The effective reproduction number (Rt) of Covid-19 cases in the country, now at 0.83, continues to drop, an infectious disease expert said Wednesday.
In a Facebook post, infectious diseases expert Dr. Edsel Salvaña, who is also a member of the Department of Health (DOH) Technical Advisory Group, said the less than one Rt of infections nationwide has a 90 percent confidence interval, from 0.73 to 0.93.
The Rt, the virus’ actual transmission rate at a given time, refers to the growth or decrease in cases.
“That upper limit of 0.93 is very important, as it shows that the Rt is almost definitely less than 1 even if we take a very conservative view of the data. As always, these refer to cases that were most likely infected 2 weeks ago and so it doesn’t necessarily predict what is currently happening in real time,” Salvaña said.
With the downward trend, the positivity rate and healthcare utilization rates are also going down.
“However, Delta and the next variants are still lurking and it is not yet time to relax. Keep those masks on and let’s get everyone vaccinated,” Salvaña said.
On Tuesday, the DOH reported 9,055 new reported cases – much lower than the over 20,000 infections logged last week.
“Some may also have noticed an increase in severe and critical among active cases. This is due to the fact that tagged recoveries from asymptomatic and mild are done 10 days from positive/start of symptoms respectively while it takes 21 days for severe/critical to be tagged as recovered,” Salvana said.

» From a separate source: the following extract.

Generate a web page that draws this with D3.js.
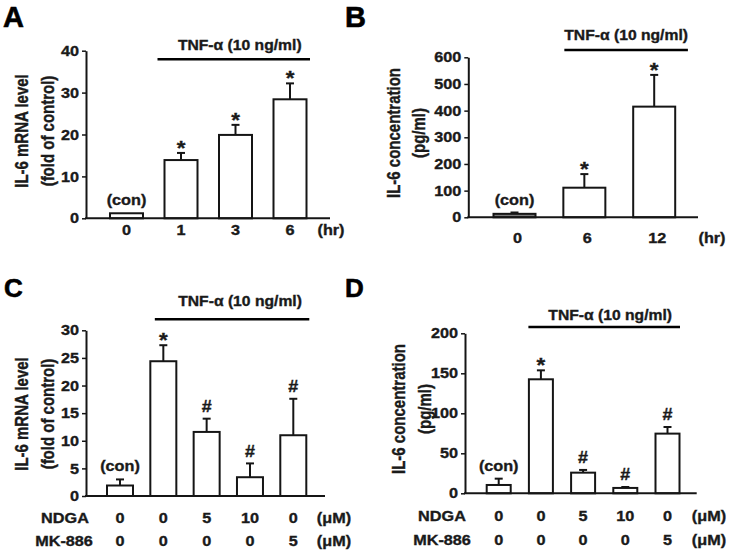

He said a bigger proportion of severe and critical cases would be left, as asymptomatic or mild cases are tagged as recovered.
“This should go down naturally in 1 to 2 weeks as the recoveries (or also unfortunately, deaths) from severe and critical are tagged,” he said.

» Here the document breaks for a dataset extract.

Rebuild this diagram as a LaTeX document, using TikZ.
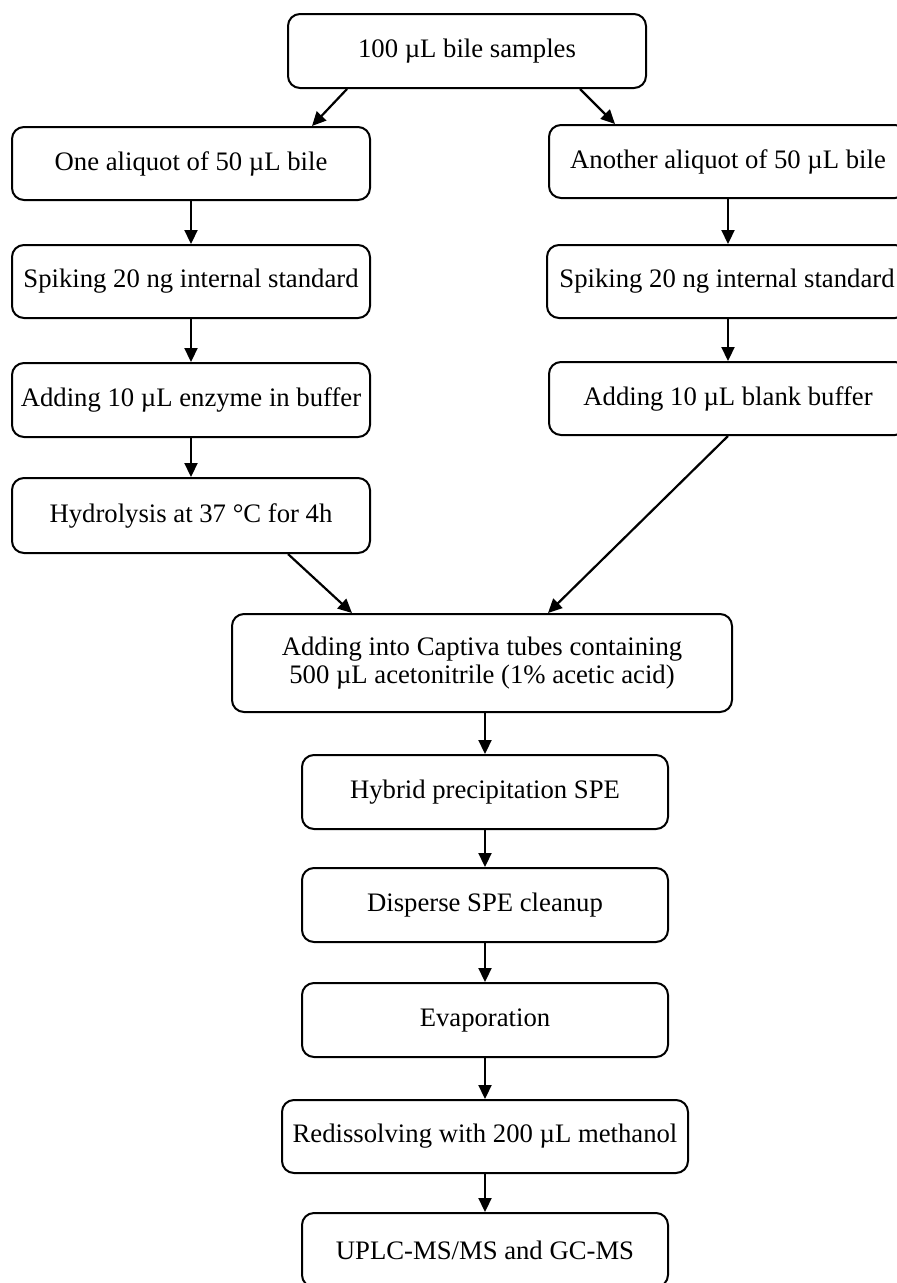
\documentclass[tikz,border=0pt]{standalone}
\usepackage{fontspec}
\setmainfont{Liberation Serif}
\usetikzlibrary{arrows.meta,calc}
\tikzset{
  box/.style={draw=black, line width=2pt, rounded corners=12pt, inner sep=0pt,
    align=center, font=\fontsize{26.7}{27.5}\selectfont},
  arr/.style={line width=2.2pt, -{Triangle[length=14pt,width=13pt]}}
}
\begin{document}
\begin{tikzpicture}[x=1pt,y=-1pt]
\useasboundingbox (0,0) rectangle (897,1283);
\clip (0,0) rectangle (897,1283);
\fill[white] (0,0) rectangle (897,1283);
\node[box, minimum width=358pt, minimum height=74pt] (top) at (467,51) {100 µL bile samples};
\node[box, minimum width=358pt, minimum height=73pt] (L1) at (191,163.5) {One aliquot of 50 µL bile};
\node[box, minimum width=358pt, minimum height=73pt] (L2) at (191,281.5) {Spiking 20 ng internal standard};
\node[box, minimum width=358pt, minimum height=74pt] (L3) at (191,400) {Adding 10 µL enzyme in buffer};
\node[box, minimum width=358pt, minimum height=75pt] (L4) at (191,515.5) {Hydrolysis at 37 °C for 4h};
\node[box, minimum width=358pt, minimum height=73pt] (R1) at (728,161.5) {Another aliquot of 50 µL bile};
\node[box, minimum width=360pt, minimum height=73pt] (R2) at (727,281.5) {Spiking 20 ng internal standard};
\node[box, minimum width=358pt, minimum height=73pt] (R3) at (728,398.5) {Adding 10 µL blank buffer};
\node[box, minimum width=500pt, minimum height=98pt] (cap) at (482,663) {Adding into Captiva tubes containing\\500 µL acetonitrile (1\% acetic acid)};
\node[box, minimum width=366pt, minimum height=74pt] (hyb) at (485,792) {Hybrid precipitation SPE};
\node[box, minimum width=366pt, minimum height=74pt] (dis) at (485,905) {Disperse SPE cleanup};
\node[box, minimum width=366pt, minimum height=74pt] (eva) at (485,1020) {Evaporation};
\node[box, minimum width=406pt, minimum height=73pt] (red) at (485,1136.5) {Redissolving with 200 µL methanol};
\node[box, minimum width=366pt, minimum height=74pt] (upl) at (485,1250) {UPLC-MS/MS and GC-MS};

\draw[arr] ([xshift=-120pt]top.south) -- ([xshift=121pt]L1.north);
\draw[arr] ([xshift=113pt]top.south) -- ([xshift=-113pt]R1.north);
\draw[arr] (L1.south) -- (L2.north);
\draw[arr] (L2.south) -- (L3.north);
\draw[arr] (L3.south) -- (L4.north);
\draw[arr] (R1.south) -- (R1.south |- R2.north);
\draw[arr] (R2.south -| R1.south) -- (R1.south |- R3.north);
\draw[arr] ([xshift=97pt]L4.south) -- ([xshift=-130pt]cap.north);
\draw[arr] (R3.south) -- ([xshift=66pt]cap.north);
\draw[arr] (cap.south -| hyb.north) -- (hyb.north);
\draw[arr] (hyb.south) -- (dis.north);
\draw[arr] (dis.south) -- (eva.north);
\draw[arr] (eva.south) -- (red.north);
\draw[arr] (red.south) -- (upl.north);
\end{tikzpicture}
\end{document}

All Covid-19 vaccines effective
Salvaña reiterated that the efficacy of Covid-19 vaccines “do not stop working at six months”.
Citing latest data from the Philippine Food and Drug Administration, he said there was no evidence showing the waning in clinical efficacy over time for any of the Covid-19 vaccines.
“Antibodies go up and down, but T-cells are much longer-lived. Even Dr. Nina Gloriani, who was horribly misquoted by media as saying some vaccines only last six months, eight months or one year has already set the record straight,” Salvaña said.
He added that Gloriani was referring to antibody levels which are not the only correlates of protection.
Health experts have said all available vaccines continue to protect the population against severe symptoms of Covid-19 and even death.
Salvaña also said booster shots may benefit senior citizens, individuals with comorbidities, healthcare workers but these have yet to be scientifically proven.
“We need to prioritize people who have no protection at this time. Let’s focus and get as many people vaccinated with whatever brand as soon possible and that will give us much more protection as a society than giving unproven booster,” he said.